After Fulnecky filed a discrimination complaint, the university placed Curth on administrative leave and conducted a review of the grading and the teaching assistant’s prior grading patterns and statements. The university said the provost personally reviewed the case and that the Faculty Senate Executive Committee was engaged in discussions about the facts and process. The institution concluded the TA’s evaluation of this specific paper was arbitrary and said the "graduate teaching assistant will no longer have instructional duties at the University." The university also confirmed that Fulnecky’s grade has been restored.
Statements And Broader Context
University statement: "The University of Oklahoma believes strongly in both its faculty’s rights to teach with academic freedom and integrity and its students’ right to receive an education that is free from a lecturer’s impermissible evaluative standards. We are committed to teaching students how to think, not what to think."
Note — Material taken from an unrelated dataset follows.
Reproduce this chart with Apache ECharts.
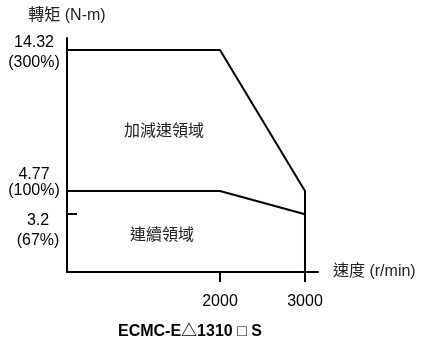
<!DOCTYPE html>
<html>
<head>
<meta charset="utf-8">
<script src="https://cdn.jsdelivr.net/npm/echarts@6/dist/echarts.min.js"></script>
<style>
  html, body { margin: 0; padding: 0; background: #fff; }
  #main { width: 421px; height: 342px; }
</style>
</head>
<body>
<div id="main"></div>
<script>
const FONT = "'Liberation Sans', 'Noto Sans CJK TC', sans-serif";

// speed (r/min) / torque (N-m)
const peakSpeed = [200, 2000, 3000];
const peakTorque = [14.32, 14.32, 4.77];
const ratedSpeed = [200, 2000, 3000];
const ratedTorque = [4.77, 4.77, 3.2];

const speedTicks = [2000, 3000];
const torqueTicks = [14.32, 4.77];      // peak / rated
const endTorqueTicks = [3.2];           // rated torque at 3000 r/min
const torquePercent = { 3.2: "(67%)", 4.77: "(100%)", 14.32: "(300%)" };

// axis range
const X_MIN = 200, X_MAX = 3153;
const Y_MIN = -0.716, Y_MAX = 15.133;

const chartDom = document.getElementById("main");
const myChart = echarts.init(chartDom);

const peakData = peakSpeed.map((s, i) => [s, peakTorque[i]]);
// right edge drops down to the speed axis
peakData.push([peakSpeed[peakSpeed.length - 1], Y_MIN]);
const ratedData = ratedSpeed.map((s, i) => [s, ratedTorque[i]]);

const txt = { fontFamily: FONT, fontSize: 16, color: "#000" };
const labelRich = {
  t: { ...txt, lineHeight: 20 },
  s: { ...txt, lineHeight: 16 },
  g6: { fontSize: 1, lineHeight: 6 },
  g16: { fontSize: 1, lineHeight: 16 },
  g32: { fontSize: 1, lineHeight: 32 },
};

// two-line torque label, nudged a little off its tick like the drawing
function torqueLabel(v) {
  const pct = torquePercent[v];
  if (v === 14.32) return "{g6| }\n{t|" + v + "}\n{t|" + pct + "}";
  if (v === 4.77) return "{s|" + v + "}\n{s|" + pct + "}\n{g16| }";
  return "{g32| }\n{t|" + v + "}\n{t|" + pct + "}";
}

const yBase = {
  type: "value",
  min: Y_MIN,
  max: Y_MAX,
  position: "left",
  splitLine: { show: false },
};

const option = {
  animation: false,
  textStyle: { fontFamily: FONT },
  grid: { left: 67, right: 103, top: 38, bottom: 70 },
  title: {
    text: "ECMC-E△1310 □ S",
    left: 118,
    top: 324,
    padding: 0,
    textStyle: { fontFamily: FONT, fontSize: 16, fontWeight: "bold", color: "#000" },
  },
  xAxis: {
    type: "value",
    min: X_MIN,
    max: X_MAX,
    name: "速度 (r/min)",
    nameLocation: "end",
    nameGap: 15,
    nameTextStyle: { fontFamily: FONT, fontSize: 16, color: "#222", verticalAlign: "middle", padding: [3, 0, 0, 0] },
    splitLine: { show: false },
    axisLine: { onZero: false, lineStyle: { color: "#000", width: 2 } },
    axisTick: { customValues: speedTicks, length: 10, lineStyle: { color: "#000", width: 2 } },
    axisLabel: {
      customValues: speedTicks,
      margin: 22,
      fontFamily: FONT,
      fontSize: 16,
      color: "#000",
      formatter: (v) => String(v),
    },
  },
  yAxis: [
    {
      ...yBase,
      name: "轉矩 (N-m)",
      nameLocation: "end",
      nameGap: 14,
      nameTextStyle: { fontFamily: FONT, fontSize: 16, color: "#222" },
      axisLine: { show: true, onZero: false, lineStyle: { color: "#000", width: 2 } },
      axisTick: { show: false },
      axisLabel: {
        customValues: torqueTicks,
        hideOverlap: false,
        margin: 33,
        align: "center",
        formatter: torqueLabel,
        rich: labelRich,
      },
    },
    {
      ...yBase,
      axisLine: { show: false, onZero: false },
      axisTick: {
        show: true,
        customValues: endTorqueTicks,
        inside: true,
        length: 10,
        lineStyle: { color: "#000", width: 2 },
      },
      axisLabel: {
        customValues: endTorqueTicks,
        hideOverlap: false,
        margin: 29,
        align: "center",
        formatter: torqueLabel,
        rich: labelRich,
      },
    },
  ],
  graphic: [
    {
      type: "text",
      x: 164,
      y: 132,
      style: { text: "加減速領域", font: "16px " + FONT, fill: "#222", textAlign: "center", textVerticalAlign: "middle" },
    },
    {
      type: "text",
      x: 162,
      y: 236,
      style: { text: "連續領域", font: "16px " + FONT, fill: "#222", textAlign: "center", textVerticalAlign: "middle" },
    },
  ],
  series: [
    {
      type: "line",
      yAxisIndex: 0,
      data: peakData,
      symbol: "none",
      lineStyle: { color: "#000", width: 2 },
    },
    {
      type: "line",
      yAxisIndex: 0,
      data: ratedData,
      symbol: "none",
      lineStyle: { color: "#000", width: 2 },
    },
  ],
};

option && myChart.setOption(option);
</script>
</body>
</html>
The case has prompted debate about how universities should balance academic freedom, objective grading standards, classroom norms for evidence, and protections for students expressing religious beliefs. The university said it will review best practices and training to ensure instructors assess student work objectively while preserving the ability to teach and inspire.
Next Steps
The university did not specify additional disciplinary action beyond removing instructional duties. It said it will continue to examine training and policies to prevent arbitrary grading and ensure fair treatment of student work across sensitive topics such as religion and gender.